Task details =
Show all lines that include the string "this"; copy each one.

Data =

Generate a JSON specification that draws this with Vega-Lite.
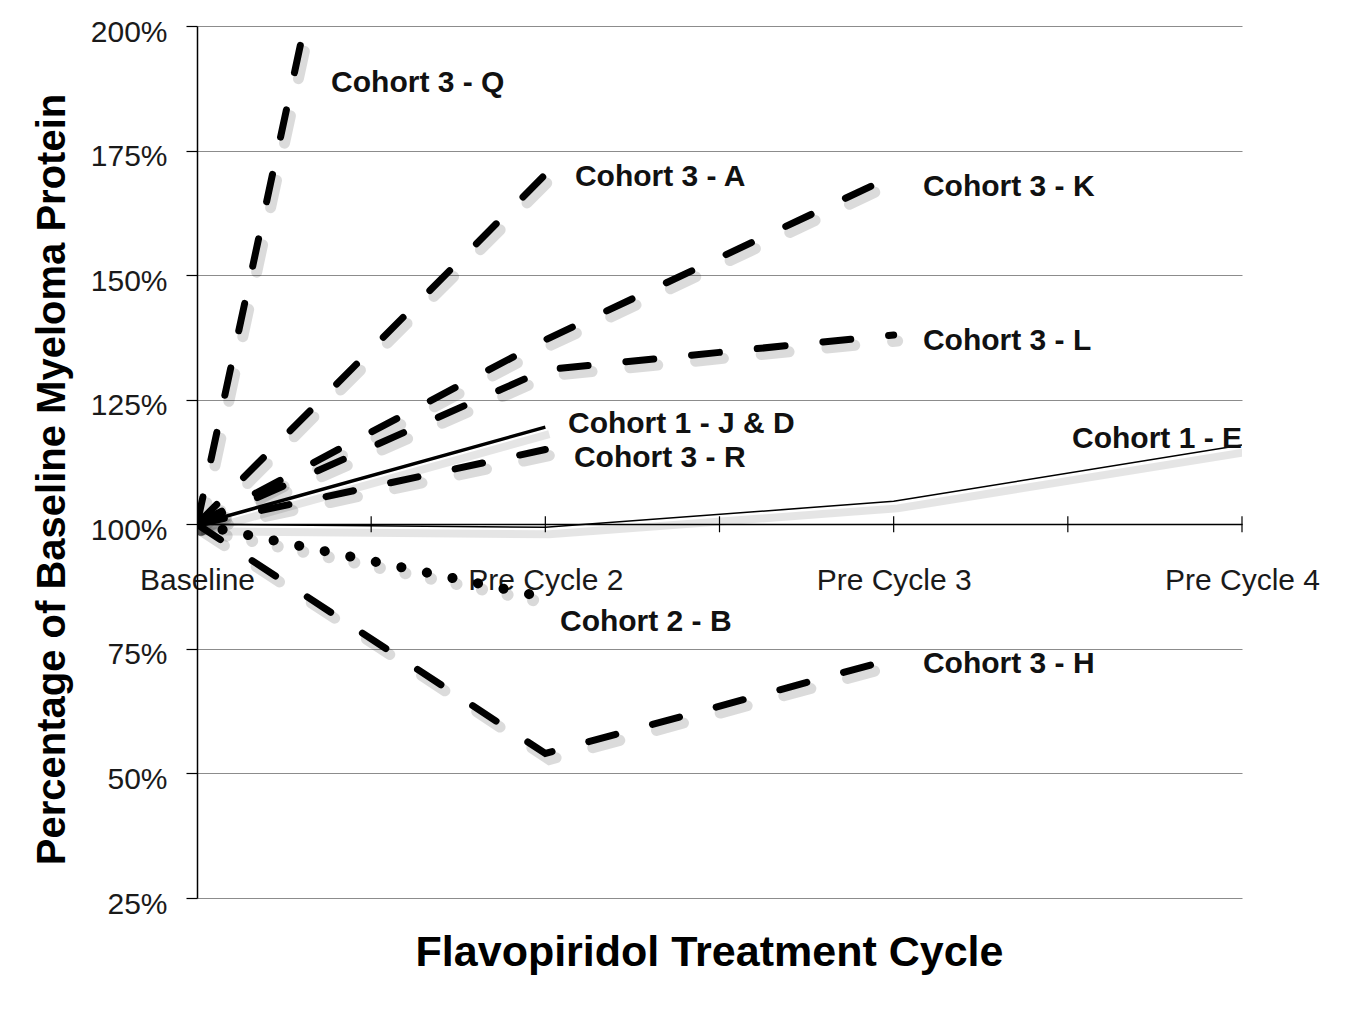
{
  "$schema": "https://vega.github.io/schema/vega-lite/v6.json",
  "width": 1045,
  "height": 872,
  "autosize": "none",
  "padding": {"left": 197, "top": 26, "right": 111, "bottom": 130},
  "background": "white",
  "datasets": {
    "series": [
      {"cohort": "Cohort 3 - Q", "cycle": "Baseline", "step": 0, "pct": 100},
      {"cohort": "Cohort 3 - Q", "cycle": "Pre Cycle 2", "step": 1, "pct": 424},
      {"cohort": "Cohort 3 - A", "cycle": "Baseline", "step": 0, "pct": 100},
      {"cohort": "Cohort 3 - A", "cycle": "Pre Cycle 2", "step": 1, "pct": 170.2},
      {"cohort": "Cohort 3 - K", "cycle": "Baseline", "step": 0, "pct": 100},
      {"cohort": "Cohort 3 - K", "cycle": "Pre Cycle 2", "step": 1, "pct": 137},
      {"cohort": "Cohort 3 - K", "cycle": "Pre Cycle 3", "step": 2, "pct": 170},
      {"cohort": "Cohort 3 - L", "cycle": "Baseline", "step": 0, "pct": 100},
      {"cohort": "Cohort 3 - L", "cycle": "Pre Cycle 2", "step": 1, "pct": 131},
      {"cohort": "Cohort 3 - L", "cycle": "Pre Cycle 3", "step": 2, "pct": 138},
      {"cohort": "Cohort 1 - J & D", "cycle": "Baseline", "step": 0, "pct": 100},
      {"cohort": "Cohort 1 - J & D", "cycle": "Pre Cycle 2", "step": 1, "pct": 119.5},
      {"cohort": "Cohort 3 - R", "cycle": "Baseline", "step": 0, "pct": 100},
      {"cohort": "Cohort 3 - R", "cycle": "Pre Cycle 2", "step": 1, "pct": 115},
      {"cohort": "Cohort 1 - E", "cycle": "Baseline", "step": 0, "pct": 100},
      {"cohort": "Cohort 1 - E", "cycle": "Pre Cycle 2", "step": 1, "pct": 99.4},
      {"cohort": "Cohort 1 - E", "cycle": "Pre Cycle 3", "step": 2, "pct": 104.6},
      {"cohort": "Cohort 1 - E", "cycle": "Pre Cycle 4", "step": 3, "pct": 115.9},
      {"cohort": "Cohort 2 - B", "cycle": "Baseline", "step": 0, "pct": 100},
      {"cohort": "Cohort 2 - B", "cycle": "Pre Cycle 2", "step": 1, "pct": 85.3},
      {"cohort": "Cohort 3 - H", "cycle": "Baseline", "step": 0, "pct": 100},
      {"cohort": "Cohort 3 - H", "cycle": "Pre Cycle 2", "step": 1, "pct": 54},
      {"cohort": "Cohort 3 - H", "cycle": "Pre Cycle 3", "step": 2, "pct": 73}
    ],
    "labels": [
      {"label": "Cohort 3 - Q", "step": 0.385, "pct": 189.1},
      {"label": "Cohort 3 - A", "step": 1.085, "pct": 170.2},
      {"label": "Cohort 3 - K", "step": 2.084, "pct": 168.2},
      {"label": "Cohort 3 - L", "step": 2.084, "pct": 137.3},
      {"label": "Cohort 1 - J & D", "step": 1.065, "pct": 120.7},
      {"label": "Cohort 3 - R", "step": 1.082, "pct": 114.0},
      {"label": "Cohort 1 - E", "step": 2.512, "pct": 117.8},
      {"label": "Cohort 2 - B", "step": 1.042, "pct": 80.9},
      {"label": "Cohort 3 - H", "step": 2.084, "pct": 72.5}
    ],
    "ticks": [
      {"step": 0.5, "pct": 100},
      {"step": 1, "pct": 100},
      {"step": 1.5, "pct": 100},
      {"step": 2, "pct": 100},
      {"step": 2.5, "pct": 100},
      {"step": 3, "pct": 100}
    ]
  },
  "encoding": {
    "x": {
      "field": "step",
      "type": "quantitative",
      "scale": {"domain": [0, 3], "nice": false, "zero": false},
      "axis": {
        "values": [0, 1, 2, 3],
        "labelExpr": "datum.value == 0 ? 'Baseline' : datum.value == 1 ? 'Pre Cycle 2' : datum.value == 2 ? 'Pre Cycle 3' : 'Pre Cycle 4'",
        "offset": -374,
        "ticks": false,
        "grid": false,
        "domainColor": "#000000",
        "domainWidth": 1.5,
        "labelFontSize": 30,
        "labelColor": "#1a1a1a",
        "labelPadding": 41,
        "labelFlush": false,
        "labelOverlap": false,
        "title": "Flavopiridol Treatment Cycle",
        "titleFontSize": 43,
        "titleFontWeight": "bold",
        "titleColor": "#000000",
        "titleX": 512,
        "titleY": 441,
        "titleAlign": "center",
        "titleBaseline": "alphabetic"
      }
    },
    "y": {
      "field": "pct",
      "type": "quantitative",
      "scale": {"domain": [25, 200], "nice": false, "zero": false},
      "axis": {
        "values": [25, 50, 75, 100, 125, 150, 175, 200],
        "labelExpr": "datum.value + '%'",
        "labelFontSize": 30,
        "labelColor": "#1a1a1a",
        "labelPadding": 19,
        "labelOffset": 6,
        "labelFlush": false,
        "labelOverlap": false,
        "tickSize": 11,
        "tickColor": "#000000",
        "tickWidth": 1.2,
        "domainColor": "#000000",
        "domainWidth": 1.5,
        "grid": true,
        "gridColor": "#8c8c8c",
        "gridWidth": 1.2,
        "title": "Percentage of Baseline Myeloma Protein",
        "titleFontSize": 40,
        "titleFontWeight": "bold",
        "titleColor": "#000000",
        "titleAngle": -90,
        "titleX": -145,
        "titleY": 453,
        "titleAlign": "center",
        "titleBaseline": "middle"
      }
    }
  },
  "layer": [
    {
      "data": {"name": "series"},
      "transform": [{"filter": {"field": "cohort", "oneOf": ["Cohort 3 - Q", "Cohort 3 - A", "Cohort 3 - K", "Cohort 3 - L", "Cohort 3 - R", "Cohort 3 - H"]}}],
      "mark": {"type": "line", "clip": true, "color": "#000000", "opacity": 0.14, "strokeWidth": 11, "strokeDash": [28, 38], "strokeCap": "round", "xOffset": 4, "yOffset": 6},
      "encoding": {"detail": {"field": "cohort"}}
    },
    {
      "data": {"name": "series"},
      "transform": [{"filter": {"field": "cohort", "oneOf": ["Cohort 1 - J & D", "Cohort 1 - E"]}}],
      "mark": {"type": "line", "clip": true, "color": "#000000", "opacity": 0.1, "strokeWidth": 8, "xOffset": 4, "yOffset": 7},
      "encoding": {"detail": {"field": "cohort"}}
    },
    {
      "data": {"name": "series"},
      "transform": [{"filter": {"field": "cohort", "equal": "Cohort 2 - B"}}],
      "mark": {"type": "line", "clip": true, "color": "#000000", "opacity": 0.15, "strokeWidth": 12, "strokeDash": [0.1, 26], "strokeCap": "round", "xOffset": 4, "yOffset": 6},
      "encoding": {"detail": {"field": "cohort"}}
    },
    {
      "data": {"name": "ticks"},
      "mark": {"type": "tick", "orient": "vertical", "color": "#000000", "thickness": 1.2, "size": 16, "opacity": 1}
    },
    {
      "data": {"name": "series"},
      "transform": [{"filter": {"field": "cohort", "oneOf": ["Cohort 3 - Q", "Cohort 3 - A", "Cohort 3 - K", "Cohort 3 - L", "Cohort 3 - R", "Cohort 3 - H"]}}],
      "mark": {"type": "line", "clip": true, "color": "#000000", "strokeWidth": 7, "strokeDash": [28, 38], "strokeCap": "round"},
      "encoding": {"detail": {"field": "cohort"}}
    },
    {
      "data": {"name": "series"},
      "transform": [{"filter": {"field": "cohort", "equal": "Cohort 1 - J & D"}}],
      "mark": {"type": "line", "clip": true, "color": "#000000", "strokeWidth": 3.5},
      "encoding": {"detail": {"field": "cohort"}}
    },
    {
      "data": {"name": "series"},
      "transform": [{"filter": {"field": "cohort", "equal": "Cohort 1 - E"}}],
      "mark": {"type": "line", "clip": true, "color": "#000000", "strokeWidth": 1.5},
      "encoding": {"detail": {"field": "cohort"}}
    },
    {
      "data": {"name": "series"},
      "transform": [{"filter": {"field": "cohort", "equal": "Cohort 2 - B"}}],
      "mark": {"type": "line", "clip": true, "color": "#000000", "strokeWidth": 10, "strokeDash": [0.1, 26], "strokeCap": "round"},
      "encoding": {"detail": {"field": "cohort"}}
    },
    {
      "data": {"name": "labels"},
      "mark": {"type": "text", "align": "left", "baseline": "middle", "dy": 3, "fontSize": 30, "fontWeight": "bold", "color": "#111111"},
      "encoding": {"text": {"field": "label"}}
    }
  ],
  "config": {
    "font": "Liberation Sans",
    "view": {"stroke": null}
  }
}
* * *
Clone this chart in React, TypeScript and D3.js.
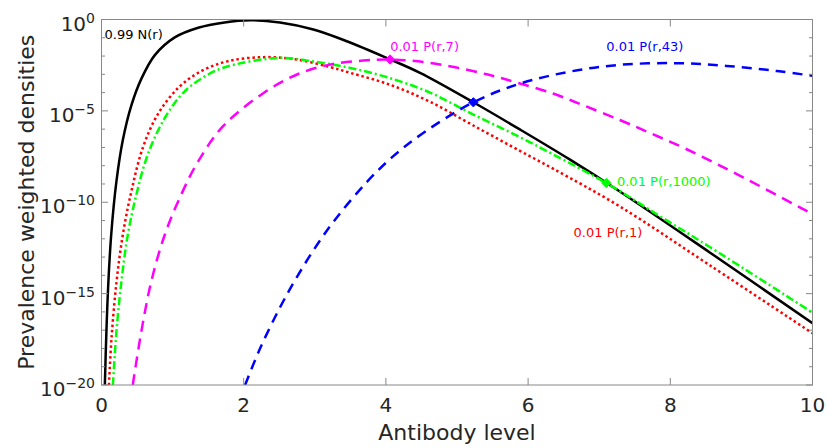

The answer =
Generate a JSON specification that draws this with Vega-Lite.
Clone this chart in React, TypeScript and D3.js.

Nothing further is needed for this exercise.